Granted, the terrorist attacks represented an assault on the economy and collective psyche that no American wants repeated. But in terms of simple statistics, terrorist attacks do not represent anywhere near the largest threat to American lives. An unusually virulent flu strain likely would kill many times more; the 1918-19 global flu epidemic killed 20 million people, rivaling the estimated 25 million deaths from the plague in the 14th century.

It is conceivable that a huge tsunami or bioterrorists could kill, say, 200,000 Americans this year. But such an event would have to be repeated every four years to top the annual death risk from the flu and every five years to match the risk from traffic accidents: 42,000 deaths per year.

That makes (d), the flu, the answer to the quiz.

The possibility of a big space rock hitting the earth is even more remote than that of epidemics.

Yet the potential fatalities from an asteroid strike are so high that former UH astronomer David Morrison has calculated it represents the same mortality risk, on an annual basis, as an airplane crash or flood.

Since Morrison left UH in 1988 for the NASA Ames Research Center in California, that kind of risk calculus has gained much wider acceptance. The Faulkes Telescope on Haleakala joined late last year the growing international effort to spot rogue asteroids, of which about 30 to 40 are discovered every month.

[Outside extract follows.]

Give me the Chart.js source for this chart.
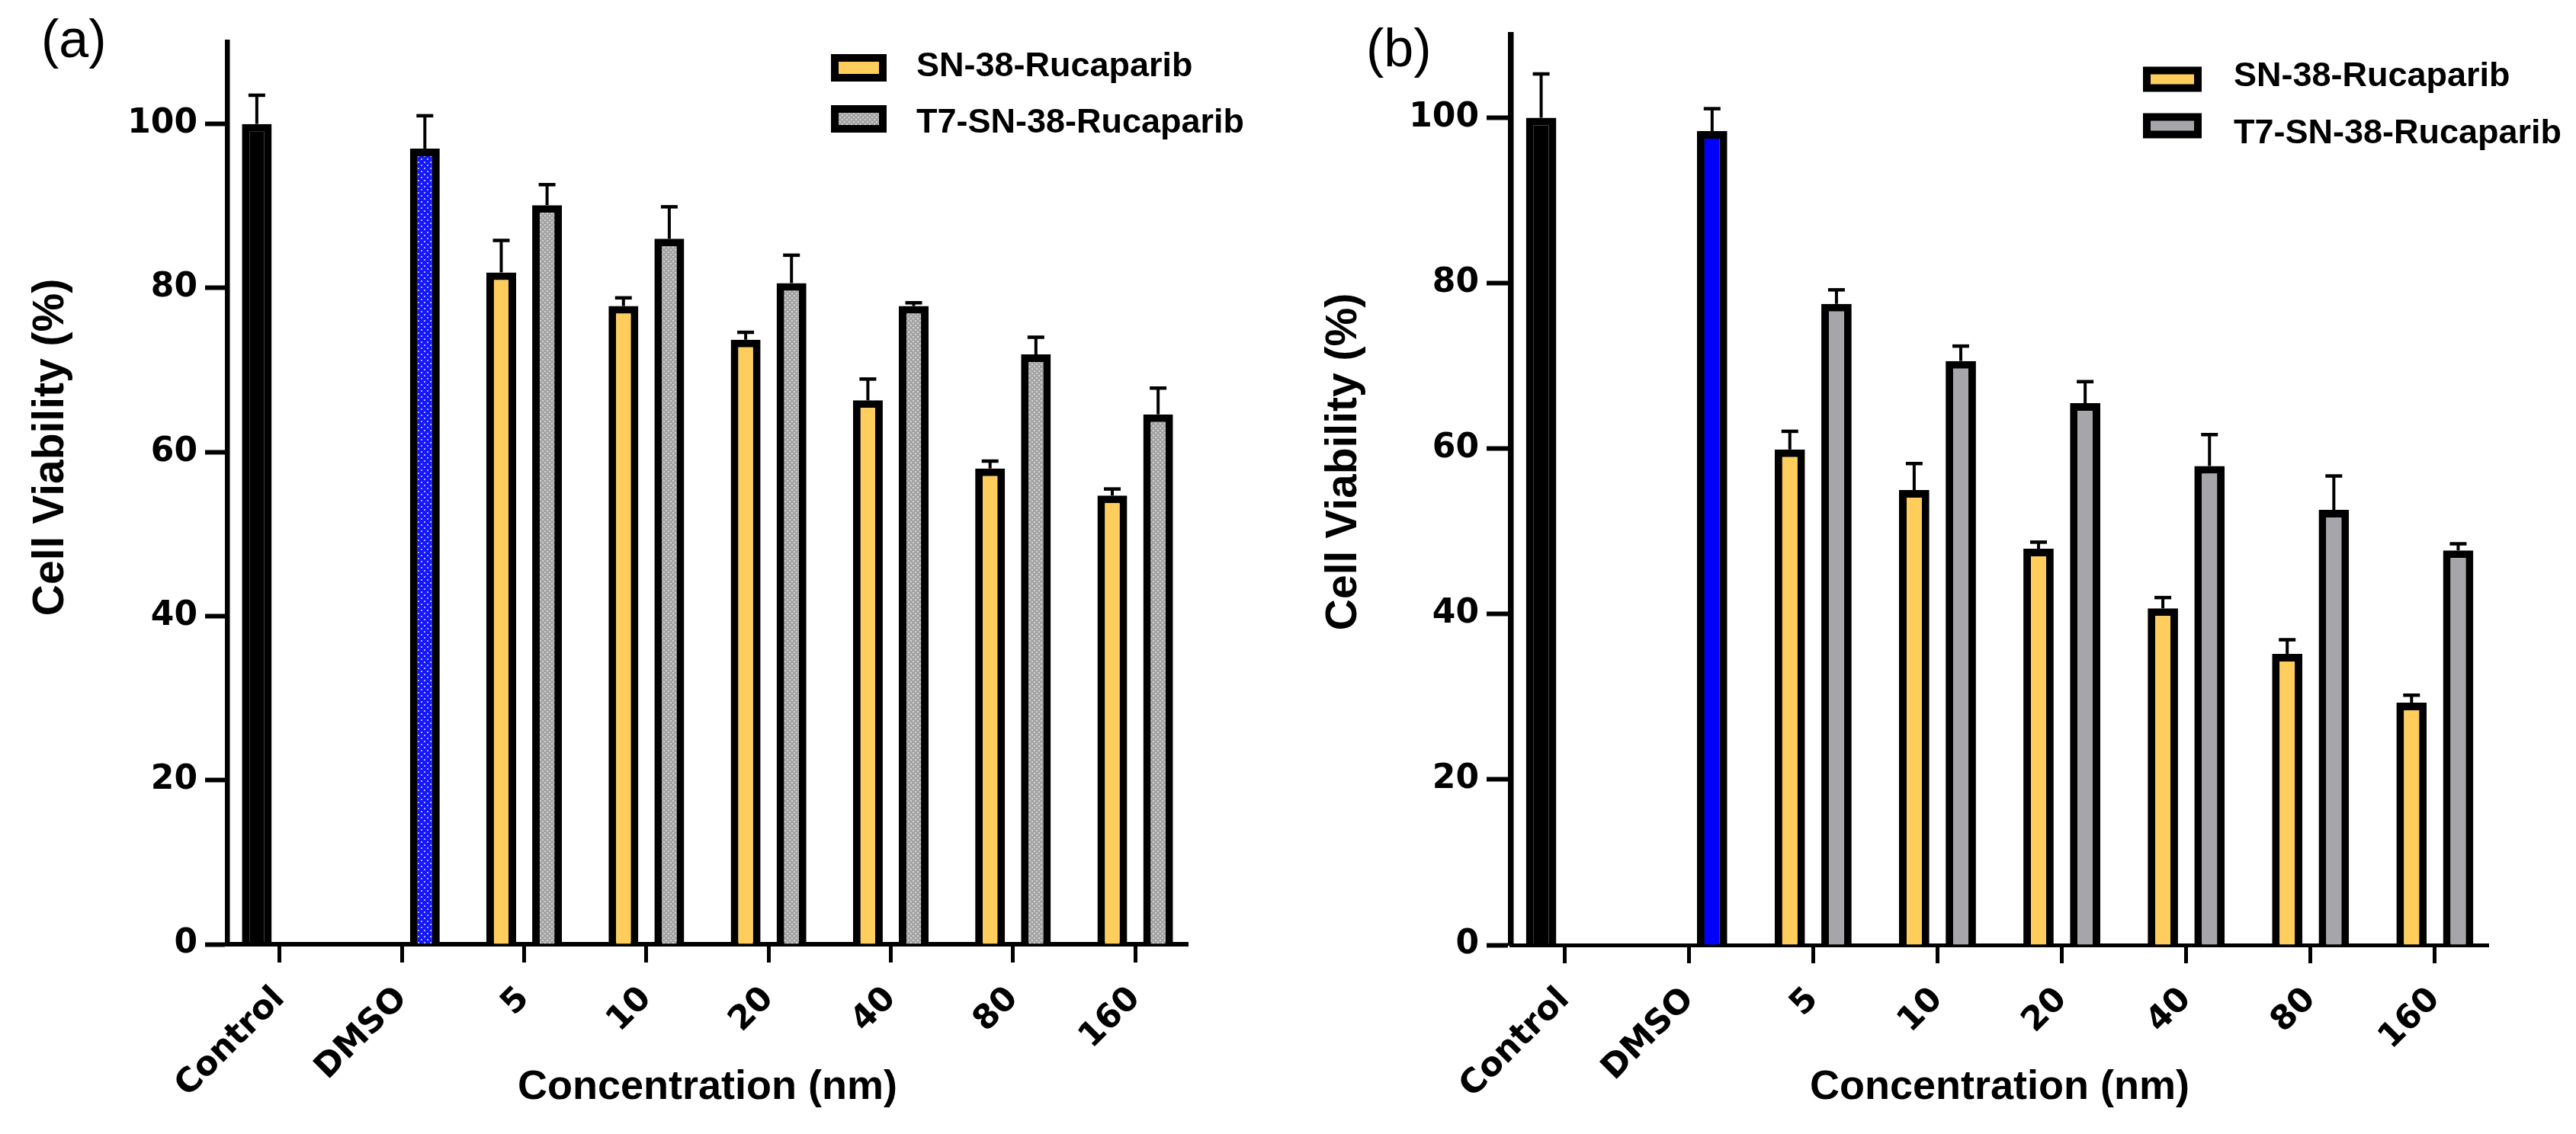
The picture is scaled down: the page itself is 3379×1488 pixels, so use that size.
<!DOCTYPE html>
<html>
<head>
<meta charset="utf-8">
<script src="https://cdn.jsdelivr.net/npm/chart.js@4.4.1/dist/chart.umd.min.js"></script>
<style>
  html, body { margin: 0; padding: 0; background: #fff; }
  #wrap { position: relative; width: 3379px; height: 1488px; overflow: hidden; }
  canvas { position: absolute; top: 0; }
</style>
</head>
<body>
<div id="wrap">
  <canvas id="chartA" width="1690" height="1488" style="left:0"></canvas>
  <canvas id="chartB" width="1689" height="1488" style="left:1690px"></canvas>
</div>
<script>
// values
const categories = ["Control", "DMSO", "5", "10", "20", "40", "80", "160"];
const yTicks = [0, 20, 40, 60, 80, 100];

// panel (a)
const snA    = [100, null, 81.9, 77.8, 73.7, 66.3, 58.0, 54.7];
const snAErr = [3.5, null, 3.9, 1.0, 0.9, 2.6, 0.9, 0.8];
const t7A    = [null, 97.0, 90.1, 86.0, 80.6, 77.8, 71.9, 64.6];
const t7AErr = [null, 4.0, 2.5, 3.9, 3.4, 0.4, 2.1, 3.2];

// panel (b)
const snB    = [100, null, 59.9, 55.0, 47.9, 40.7, 35.2, 29.3];
const snBErr = [5.3, null, 2.2, 3.2, 0.8, 1.3, 1.7, 0.9];
const t7B    = [null, 98.4, 77.5, 70.6, 65.5, 57.9, 52.6, 47.7];
const t7BErr = [null, 2.7, 1.7, 1.8, 2.6, 3.8, 4.1, 0.8];

const seriesNames = ["SN-38-Rucaparib", "T7-SN-38-Rucaparib"];
const yTitle = "Cell Viability (%)";

const YELLOW = "#ffcd5c";
const ARIAL = "'Liberation Sans', Arial, sans-serif";
const DEJAVU = "'DejaVu Sans', sans-serif";

function makePattern(bg, dot, w, h, d) {
  const c = document.createElement("canvas");
  c.width = w; c.height = h;
  const g = c.getContext("2d");
  g.fillStyle = bg;
  g.fillRect(0, 0, w, h);
  g.fillStyle = dot;
  g.fillRect(0, 0, d, d);
  g.fillRect(Math.floor(w / 2), Math.floor(h / 2), d, d);
  return g.createPattern(c, "repeat");
}

const grayDots = makePattern("#a4a4a4", "#d2d2d2", 6, 6, 2);
const blueDots = makePattern("#1717ff", "#a9b4ff", 8, 8, 2);

// error bars, drawn upward only
const errorBars = {
  id: "errorBars",
  afterDatasetsDraw(chart, args, o) {
    const ctx = chart.ctx;
    const ys = chart.scales.y;
    chart.data.datasets.forEach((ds, di) => {
      const meta = chart.getDatasetMeta(di);
      meta.data.forEach((bar, i) => {
        const v = ds.data[i].y;
        const e = ds.errors[i];
        if (v == null || e == null) return;
        const top = ys.getPixelForValue(v + e);
        ctx.save();
        ctx.strokeStyle = "#000";
        ctx.lineWidth = o.stem;
        ctx.beginPath();
        ctx.moveTo(bar.x, bar.y);
        ctx.lineTo(bar.x, top);
        ctx.stroke();
        ctx.lineWidth = o.capWidth;
        ctx.beginPath();
        ctx.moveTo(bar.x - o.cap, top);
        ctx.lineTo(bar.x + o.cap, top);
        ctx.stroke();
        ctx.restore();
      });
    });
  }
};

// panel tag, y title and legend boxes
const panelDecor = {
  id: "panelDecor",
  afterDraw(chart, args, o) {
    const ctx = chart.ctx;
    ctx.save();
    ctx.fillStyle = "#000";
    ctx.font = "70px " + ARIAL;
    ctx.textBaseline = "alphabetic";
    ctx.textAlign = "left";
    ctx.fillText(o.tag, o.tagX, o.tagY);

    // y axis title sits a bit above the middle of the axis in the original
    ctx.save();
    ctx.translate(o.yTitleX, o.yTitleY);
    ctx.rotate(-Math.PI / 2);
    ctx.font = "bold 57px " + ARIAL;
    ctx.textAlign = "center";
    ctx.textBaseline = "middle";
    ctx.fillText(yTitle, 0, 0);
    ctx.restore();

    ctx.font = "bold 45px " + ARIAL;
    ctx.textBaseline = "middle";
    ctx.textAlign = "left";
    chart.data.datasets.forEach((ds, i) => {
      const yc = o.rows[i];
      ctx.fillStyle = "#000";
      ctx.fillRect(o.boxX, yc - o.boxH / 2, o.boxW, o.boxH);
      ctx.fillStyle = o.swatches[i];
      ctx.fillRect(o.boxX + o.boxLine, yc - o.boxH / 2 + o.boxLine,
                   o.boxW - 2 * o.boxLine, o.boxH - 2 * o.boxLine);
      ctx.fillStyle = "#000";
      ctx.fillText(ds.label, o.textX, o.textRows[i]);
    });
    ctx.restore();
  }
};

function drawPanel(p) {
  const snColors = categories.map((c, i) => i === 0 ? "#000000" : YELLOW);
  const t7Colors = categories.map((c, i) => i === 1 ? p.blue : p.gray);

  new Chart(document.getElementById(p.canvas), {
    type: "bar",
    data: {
      datasets: [
        {
          label: seriesNames[0],
          data: categories.map((c, i) => ({ x: i, y: p.sn[i] })),
          errors: p.snErr,
          backgroundColor: snColors,
          borderColor: "#000",
          borderWidth: 10,
          categoryPercentage: 0.75,
          barPercentage: 0.65
        },
        {
          label: seriesNames[1],
          data: categories.map((c, i) => ({ x: i, y: p.t7[i] })),
          errors: p.t7Err,
          backgroundColor: t7Colors,
          borderColor: "#000",
          borderWidth: 10,
          categoryPercentage: 0.75,
          barPercentage: 0.65
        }
      ]
    },
    options: {
      responsive: false,
      animation: false,
      devicePixelRatio: 1,
      layout: { padding: { left: 0, top: p.top, right: p.right, bottom: 0 } },
      scales: {
        x: {
          type: "linear",
          offset: false,
          min: -0.43,
          max: categories.length - 1 + 0.43,
          afterBuildTicks: s => { s.ticks = categories.map((c, i) => ({ value: i })); },
          afterFit: s => { s.height = p.xHeight; },
          grid: { offset: false, drawOnChartArea: false, tickLength: 24, tickWidth: 5, tickColor: "#000" },
          border: { color: "#000", width: p.xLine },
          ticks: {
            autoSkip: false,
            minRotation: 45,
            maxRotation: 45,
            padding: 22,
            color: "#000",
            font: { family: DEJAVU, weight: "bold", size: 44 },
            callback: v => categories[v]
          },
          title: {
            display: true,
            text: "Concentration (nm)",
            color: "#000",
            font: { family: ARIAL, weight: "bold", size: 54 },
            padding: { top: 0, bottom: 28 }
          }
        },
        y: {
          min: 0,
          max: 110,
          afterBuildTicks: s => { s.ticks = yTicks.map(v => ({ value: v })); },
          afterFit: s => { s.width = p.yWidth; },
          grid: { drawOnChartArea: false, tickLength: p.yTick, tickWidth: 6, tickColor: "#000" },
          border: { color: "#000", width: p.yLine },
          ticks: {
            padding: 10,
            color: "#000",
            font: { family: DEJAVU, weight: "bold", size: 44 }
          },
          title: { display: false }
        }
      },
      plugins: {
        legend: { display: false },
        tooltip: { enabled: false },
        errorBars: { stem: 4, capWidth: 4.5, cap: 11 },
        panelDecor: p.decor
      }
    },
    plugins: [errorBars, panelDecor]
  });
}

drawPanel({
  canvas: "chartA",
  sn: snA, snErr: snAErr, t7: t7A, t7Err: t7AErr,
  blue: blueDots, gray: grayDots,
  top: 55, right: 132, xHeight: 249, yWidth: 298,
  xLine: 6, yLine: 6.5, yTick: 29,
  decor: {
    tag: "(a)", tagX: 54, tagY: 75,
    yTitleX: 67, yTitleY: 587,
    boxX: 1090, boxW: 73, boxH: 36, boxLine: 10,
    rows: [89, 156], textRows: [88, 162], textX: 1202,
    swatches: [YELLOW, grayDots]
  }
});

drawPanel({
  canvas: "chartB",
  sn: snB, snErr: snBErr, t7: t7B, t7Err: t7BErr,
  blue: "#0000ff", gray: "#a6a6aa",
  top: 46, right: 115, xHeight: 248, yWidth: 292,
  xLine: 5, yLine: 7.5, yTick: 32,
  decor: {
    tag: "(b)", tagX: 102, tagY: 87,
    yTitleX: 73, yTitleY: 606,
    boxX: 1121, boxW: 77, boxH: 33, boxLine: 10,
    rows: [104, 165], textRows: [101, 176], textX: 1240,
    swatches: [YELLOW, "#a6a6aa"]
  }
});
</script>
</body>
</html>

"The intellectual trick is to absorb the fact that these are not random acts of God," says Hallett, the UH humanitarian assistance specialist. "They are routine acts of nature. And as soon as you can grasp that, you can start thinking about planning and mitigation."

At some point, however, Posner and others argue, the costs of mitigation can outweigh the benefits, even in terms of saving lives.

"No matter how much you plan or prepare or mitigate, a disaster will occur that will overwhelm you," predicts Hallett. "You cannot create a 100-percent secure environment with no hazards. It's just a basic fact of the human condition."